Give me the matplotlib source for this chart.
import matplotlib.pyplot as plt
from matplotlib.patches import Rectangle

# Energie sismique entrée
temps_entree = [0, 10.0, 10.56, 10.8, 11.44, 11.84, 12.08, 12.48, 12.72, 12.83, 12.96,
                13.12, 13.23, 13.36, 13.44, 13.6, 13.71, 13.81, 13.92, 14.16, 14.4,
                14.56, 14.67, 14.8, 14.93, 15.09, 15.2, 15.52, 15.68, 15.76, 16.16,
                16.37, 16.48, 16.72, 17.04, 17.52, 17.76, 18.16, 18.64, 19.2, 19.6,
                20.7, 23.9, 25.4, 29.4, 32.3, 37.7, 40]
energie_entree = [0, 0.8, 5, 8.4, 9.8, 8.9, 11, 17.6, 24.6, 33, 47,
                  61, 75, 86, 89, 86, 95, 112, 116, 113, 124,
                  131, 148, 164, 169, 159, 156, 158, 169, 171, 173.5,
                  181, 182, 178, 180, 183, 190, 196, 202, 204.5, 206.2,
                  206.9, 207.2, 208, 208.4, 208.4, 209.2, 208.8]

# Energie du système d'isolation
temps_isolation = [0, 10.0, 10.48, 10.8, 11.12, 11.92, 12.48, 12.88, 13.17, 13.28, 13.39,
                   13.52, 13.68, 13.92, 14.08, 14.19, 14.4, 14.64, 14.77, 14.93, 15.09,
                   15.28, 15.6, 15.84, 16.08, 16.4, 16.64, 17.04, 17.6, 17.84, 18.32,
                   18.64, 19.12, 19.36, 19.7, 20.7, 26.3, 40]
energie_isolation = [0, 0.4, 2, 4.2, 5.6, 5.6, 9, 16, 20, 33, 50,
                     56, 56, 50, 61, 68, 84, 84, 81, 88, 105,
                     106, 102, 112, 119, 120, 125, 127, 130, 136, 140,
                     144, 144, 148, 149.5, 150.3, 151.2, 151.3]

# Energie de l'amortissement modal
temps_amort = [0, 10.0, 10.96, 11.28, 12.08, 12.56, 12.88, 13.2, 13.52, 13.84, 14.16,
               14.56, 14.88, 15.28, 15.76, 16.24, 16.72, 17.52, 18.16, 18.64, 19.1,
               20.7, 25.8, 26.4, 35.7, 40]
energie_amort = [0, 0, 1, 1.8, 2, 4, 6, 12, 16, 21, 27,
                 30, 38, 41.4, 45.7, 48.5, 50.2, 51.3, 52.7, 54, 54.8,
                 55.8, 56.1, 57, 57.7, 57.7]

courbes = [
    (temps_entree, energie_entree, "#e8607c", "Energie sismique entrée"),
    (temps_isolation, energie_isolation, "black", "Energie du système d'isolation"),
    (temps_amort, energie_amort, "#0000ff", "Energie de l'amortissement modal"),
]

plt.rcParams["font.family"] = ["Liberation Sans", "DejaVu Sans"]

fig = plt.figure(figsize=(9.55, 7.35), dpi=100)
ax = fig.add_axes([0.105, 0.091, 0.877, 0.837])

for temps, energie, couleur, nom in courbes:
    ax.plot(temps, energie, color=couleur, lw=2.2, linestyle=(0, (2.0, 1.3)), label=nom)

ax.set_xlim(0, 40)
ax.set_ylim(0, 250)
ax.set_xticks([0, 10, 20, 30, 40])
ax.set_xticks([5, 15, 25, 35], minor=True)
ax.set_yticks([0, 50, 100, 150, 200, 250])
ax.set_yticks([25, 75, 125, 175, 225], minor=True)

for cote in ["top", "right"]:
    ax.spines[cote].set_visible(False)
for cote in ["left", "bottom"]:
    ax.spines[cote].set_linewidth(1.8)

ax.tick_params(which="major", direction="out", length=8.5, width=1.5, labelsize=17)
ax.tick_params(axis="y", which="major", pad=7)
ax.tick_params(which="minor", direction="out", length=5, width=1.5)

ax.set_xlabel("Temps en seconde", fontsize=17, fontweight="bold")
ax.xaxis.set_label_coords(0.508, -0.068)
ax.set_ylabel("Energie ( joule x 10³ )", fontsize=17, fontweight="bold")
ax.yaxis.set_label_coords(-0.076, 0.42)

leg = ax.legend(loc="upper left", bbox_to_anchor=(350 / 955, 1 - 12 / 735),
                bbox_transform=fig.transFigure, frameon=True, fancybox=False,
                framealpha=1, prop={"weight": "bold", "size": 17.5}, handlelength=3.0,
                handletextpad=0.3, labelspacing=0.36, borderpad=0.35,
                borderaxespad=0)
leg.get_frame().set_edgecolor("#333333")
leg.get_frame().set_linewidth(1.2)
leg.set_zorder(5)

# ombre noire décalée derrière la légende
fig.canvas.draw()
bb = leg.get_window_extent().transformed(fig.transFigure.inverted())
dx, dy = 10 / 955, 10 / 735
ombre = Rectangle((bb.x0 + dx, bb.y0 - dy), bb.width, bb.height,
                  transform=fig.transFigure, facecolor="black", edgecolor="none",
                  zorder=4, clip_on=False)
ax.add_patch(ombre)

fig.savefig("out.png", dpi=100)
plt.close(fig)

◆ ◆ ◆

__Task goal__
Write down again the exact lines running from the beginning of the data to the line containing "206.9, 207.2, 208, 208.4, 208.4, 209.2, 208.8]", with both ends included.

__Expected answer__
Give me the matplotlib source for this chart.
import matplotlib.pyplot as plt
from matplotlib.patches import Rectangle

# Energie sismique entrée
temps_entree = [0, 10.0, 10.56, 10.8, 11.44, 11.84, 12.08, 12.48, 12.72, 12.83, 12.96,
                13.12, 13.23, 13.36, 13.44, 13.6, 13.71, 13.81, 13.92, 14.16, 14.4,
                14.56, 14.67, 14.8, 14.93, 15.09, 15.2, 15.52, 15.68, 15.76, 16.16,
                16.37, 16.48, 16.72, 17.04, 17.52, 17.76, 18.16, 18.64, 19.2, 19.6,
                20.7, 23.9, 25.4, 29.4, 32.3, 37.7, 40]
energie_entree = [0, 0.8, 5, 8.4, 9.8, 8.9, 11, 17.6, 24.6, 33, 47,
                  61, 75, 86, 89, 86, 95, 112, 116, 113, 124,
                  131, 148, 164, 169, 159, 156, 158, 169, 171, 173.5,
                  181, 182, 178, 180, 183, 190, 196, 202, 204.5, 206.2,
                  206.9, 207.2, 208, 208.4, 208.4, 209.2, 208.8]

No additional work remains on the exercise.